Omitting the pictures, copy exactly each line from the one containing "Rebuild this chart" up to and including the one containing "erosion_vals = [100, 99.0, 97.4, 94.8, 92.7, 90.1]".

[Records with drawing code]
* * * *
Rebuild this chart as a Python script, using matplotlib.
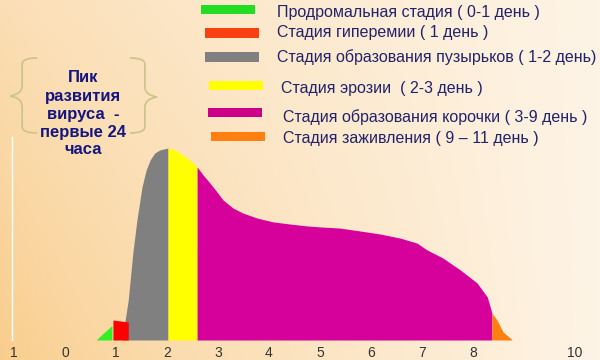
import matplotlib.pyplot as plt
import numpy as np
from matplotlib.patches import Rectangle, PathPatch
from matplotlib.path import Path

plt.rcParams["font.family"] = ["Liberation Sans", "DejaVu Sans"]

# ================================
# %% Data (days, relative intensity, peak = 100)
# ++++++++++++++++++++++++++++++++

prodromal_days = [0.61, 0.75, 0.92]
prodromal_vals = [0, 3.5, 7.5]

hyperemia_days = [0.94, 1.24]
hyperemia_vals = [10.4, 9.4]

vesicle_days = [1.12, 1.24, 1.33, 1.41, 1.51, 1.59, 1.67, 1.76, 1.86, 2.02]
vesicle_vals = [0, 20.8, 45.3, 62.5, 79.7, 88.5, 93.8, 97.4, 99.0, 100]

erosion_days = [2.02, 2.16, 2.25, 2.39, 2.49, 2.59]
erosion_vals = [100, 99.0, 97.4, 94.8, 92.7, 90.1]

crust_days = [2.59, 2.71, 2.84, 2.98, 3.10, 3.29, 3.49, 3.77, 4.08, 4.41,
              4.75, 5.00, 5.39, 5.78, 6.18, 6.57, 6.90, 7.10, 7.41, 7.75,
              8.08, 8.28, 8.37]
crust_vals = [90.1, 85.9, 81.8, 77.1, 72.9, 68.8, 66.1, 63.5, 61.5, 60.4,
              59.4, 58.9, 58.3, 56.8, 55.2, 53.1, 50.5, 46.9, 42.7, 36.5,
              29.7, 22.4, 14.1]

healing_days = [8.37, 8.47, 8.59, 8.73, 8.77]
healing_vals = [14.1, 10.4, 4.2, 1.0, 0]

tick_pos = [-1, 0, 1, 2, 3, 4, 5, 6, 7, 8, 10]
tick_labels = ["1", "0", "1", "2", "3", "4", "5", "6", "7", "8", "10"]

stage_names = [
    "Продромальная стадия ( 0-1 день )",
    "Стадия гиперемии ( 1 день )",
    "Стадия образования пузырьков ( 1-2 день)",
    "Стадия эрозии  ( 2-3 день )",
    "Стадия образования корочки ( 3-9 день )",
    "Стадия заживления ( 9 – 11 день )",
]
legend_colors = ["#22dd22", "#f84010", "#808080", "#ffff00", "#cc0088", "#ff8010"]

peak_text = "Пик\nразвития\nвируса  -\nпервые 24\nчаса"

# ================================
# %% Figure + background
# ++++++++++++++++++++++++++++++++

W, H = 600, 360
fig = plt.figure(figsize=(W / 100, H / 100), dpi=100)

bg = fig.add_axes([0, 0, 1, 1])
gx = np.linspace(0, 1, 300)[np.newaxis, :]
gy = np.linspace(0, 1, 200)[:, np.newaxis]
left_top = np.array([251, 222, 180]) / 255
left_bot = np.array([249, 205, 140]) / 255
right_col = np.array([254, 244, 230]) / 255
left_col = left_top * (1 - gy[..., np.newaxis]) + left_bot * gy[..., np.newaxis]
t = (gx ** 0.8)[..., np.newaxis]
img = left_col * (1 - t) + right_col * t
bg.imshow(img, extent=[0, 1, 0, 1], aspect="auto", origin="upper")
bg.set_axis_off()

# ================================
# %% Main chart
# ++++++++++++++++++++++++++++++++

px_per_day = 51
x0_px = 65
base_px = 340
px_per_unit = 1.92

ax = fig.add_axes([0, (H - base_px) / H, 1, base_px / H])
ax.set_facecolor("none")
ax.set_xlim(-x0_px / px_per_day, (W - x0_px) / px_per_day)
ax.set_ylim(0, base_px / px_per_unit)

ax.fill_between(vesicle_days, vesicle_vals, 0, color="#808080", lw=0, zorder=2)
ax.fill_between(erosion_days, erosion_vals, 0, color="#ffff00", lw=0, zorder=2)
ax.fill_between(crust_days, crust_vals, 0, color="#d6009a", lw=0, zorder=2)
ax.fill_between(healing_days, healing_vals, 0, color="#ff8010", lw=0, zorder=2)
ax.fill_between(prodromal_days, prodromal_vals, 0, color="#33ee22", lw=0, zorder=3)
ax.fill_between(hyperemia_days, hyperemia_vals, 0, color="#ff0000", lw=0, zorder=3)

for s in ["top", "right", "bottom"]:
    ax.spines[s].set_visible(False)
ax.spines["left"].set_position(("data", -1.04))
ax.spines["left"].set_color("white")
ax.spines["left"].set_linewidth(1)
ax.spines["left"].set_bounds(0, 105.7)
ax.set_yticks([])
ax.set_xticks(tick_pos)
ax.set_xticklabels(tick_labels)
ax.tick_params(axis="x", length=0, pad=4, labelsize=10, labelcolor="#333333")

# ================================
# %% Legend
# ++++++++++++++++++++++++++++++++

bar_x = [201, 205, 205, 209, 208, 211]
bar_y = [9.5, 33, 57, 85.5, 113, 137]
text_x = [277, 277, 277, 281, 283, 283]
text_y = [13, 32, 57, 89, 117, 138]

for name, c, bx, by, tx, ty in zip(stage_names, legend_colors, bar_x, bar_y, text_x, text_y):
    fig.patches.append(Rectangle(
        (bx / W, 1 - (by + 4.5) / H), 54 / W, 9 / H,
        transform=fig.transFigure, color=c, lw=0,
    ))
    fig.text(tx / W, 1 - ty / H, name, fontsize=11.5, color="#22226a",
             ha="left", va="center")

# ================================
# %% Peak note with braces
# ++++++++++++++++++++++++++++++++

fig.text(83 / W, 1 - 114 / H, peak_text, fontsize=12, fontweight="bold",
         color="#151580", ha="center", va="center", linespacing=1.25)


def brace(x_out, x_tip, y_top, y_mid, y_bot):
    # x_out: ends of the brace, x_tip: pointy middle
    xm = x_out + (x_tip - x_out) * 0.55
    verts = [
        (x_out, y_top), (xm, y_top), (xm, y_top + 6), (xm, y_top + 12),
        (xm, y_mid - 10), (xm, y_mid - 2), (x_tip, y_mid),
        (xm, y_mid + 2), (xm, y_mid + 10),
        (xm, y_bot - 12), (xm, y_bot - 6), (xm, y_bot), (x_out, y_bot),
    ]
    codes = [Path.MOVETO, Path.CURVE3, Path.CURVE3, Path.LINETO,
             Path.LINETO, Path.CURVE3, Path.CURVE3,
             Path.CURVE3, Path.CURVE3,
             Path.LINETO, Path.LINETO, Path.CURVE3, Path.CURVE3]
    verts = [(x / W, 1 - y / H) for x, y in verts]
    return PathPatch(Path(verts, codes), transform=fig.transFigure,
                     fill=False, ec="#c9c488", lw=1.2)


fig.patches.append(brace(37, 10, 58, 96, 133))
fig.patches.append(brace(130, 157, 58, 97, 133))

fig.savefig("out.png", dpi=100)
* * * *
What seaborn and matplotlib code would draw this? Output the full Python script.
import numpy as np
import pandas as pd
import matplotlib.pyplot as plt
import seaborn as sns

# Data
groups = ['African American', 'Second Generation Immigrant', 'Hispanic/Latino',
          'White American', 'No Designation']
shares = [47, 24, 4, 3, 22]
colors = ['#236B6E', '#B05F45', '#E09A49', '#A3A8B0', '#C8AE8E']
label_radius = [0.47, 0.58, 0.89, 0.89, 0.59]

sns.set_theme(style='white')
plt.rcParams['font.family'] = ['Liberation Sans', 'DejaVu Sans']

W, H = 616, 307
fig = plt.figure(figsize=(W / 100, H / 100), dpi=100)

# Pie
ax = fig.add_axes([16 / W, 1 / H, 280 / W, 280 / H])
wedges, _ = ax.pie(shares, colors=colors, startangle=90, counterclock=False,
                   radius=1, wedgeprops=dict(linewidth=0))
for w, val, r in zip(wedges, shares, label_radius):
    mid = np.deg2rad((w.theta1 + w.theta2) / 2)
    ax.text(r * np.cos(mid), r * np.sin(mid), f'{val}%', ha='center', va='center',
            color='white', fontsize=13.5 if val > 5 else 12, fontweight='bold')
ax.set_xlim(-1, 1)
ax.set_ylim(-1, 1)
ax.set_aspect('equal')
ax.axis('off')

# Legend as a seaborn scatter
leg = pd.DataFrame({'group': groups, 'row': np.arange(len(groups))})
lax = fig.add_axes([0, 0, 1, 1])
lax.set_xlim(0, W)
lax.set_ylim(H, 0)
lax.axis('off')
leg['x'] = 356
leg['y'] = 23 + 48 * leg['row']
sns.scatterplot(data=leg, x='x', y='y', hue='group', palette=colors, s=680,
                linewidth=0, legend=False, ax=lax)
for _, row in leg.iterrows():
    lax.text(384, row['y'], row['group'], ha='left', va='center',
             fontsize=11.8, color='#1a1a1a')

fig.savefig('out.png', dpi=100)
* * * *
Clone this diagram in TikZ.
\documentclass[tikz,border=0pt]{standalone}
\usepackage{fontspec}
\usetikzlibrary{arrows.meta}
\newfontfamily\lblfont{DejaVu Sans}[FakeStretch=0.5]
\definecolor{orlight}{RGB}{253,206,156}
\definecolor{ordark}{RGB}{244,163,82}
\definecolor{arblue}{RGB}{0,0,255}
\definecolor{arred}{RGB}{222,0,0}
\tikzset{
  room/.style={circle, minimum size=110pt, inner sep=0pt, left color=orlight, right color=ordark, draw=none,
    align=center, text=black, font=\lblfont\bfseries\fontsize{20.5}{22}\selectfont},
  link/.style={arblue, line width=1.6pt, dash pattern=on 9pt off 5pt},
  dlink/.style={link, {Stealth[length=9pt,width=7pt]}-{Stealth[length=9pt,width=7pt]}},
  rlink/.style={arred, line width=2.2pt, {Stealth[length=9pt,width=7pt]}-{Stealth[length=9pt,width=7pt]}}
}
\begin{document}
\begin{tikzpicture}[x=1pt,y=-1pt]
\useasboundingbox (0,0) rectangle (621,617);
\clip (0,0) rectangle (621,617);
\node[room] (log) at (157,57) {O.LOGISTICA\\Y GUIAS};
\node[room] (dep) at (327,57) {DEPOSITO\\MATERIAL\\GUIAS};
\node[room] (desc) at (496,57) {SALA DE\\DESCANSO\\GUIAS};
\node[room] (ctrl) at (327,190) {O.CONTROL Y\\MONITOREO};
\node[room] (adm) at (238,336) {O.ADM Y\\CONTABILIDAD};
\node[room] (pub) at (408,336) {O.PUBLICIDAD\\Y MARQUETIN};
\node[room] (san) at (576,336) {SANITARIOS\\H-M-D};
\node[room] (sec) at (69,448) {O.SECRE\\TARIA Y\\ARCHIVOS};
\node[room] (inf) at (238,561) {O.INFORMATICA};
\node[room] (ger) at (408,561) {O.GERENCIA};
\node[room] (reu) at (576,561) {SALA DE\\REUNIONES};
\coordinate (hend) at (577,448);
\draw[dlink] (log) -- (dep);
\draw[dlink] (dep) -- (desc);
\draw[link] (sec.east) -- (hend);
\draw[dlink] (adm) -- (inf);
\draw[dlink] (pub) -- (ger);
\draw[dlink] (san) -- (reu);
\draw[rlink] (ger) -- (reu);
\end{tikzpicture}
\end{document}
* * * *
* **Correct output**:
Rebuild this chart as a Python script, using matplotlib.
import matplotlib.pyplot as plt
import numpy as np
from matplotlib.patches import Rectangle, PathPatch
from matplotlib.path import Path

plt.rcParams["font.family"] = ["Liberation Sans", "DejaVu Sans"]

# ================================
# %% Data (days, relative intensity, peak = 100)
# ++++++++++++++++++++++++++++++++

prodromal_days = [0.61, 0.75, 0.92]
prodromal_vals = [0, 3.5, 7.5]

hyperemia_days = [0.94, 1.24]
hyperemia_vals = [10.4, 9.4]

vesicle_days = [1.12, 1.24, 1.33, 1.41, 1.51, 1.59, 1.67, 1.76, 1.86, 2.02]
vesicle_vals = [0, 20.8, 45.3, 62.5, 79.7, 88.5, 93.8, 97.4, 99.0, 100]

erosion_days = [2.02, 2.16, 2.25, 2.39, 2.49, 2.59]
erosion_vals = [100, 99.0, 97.4, 94.8, 92.7, 90.1]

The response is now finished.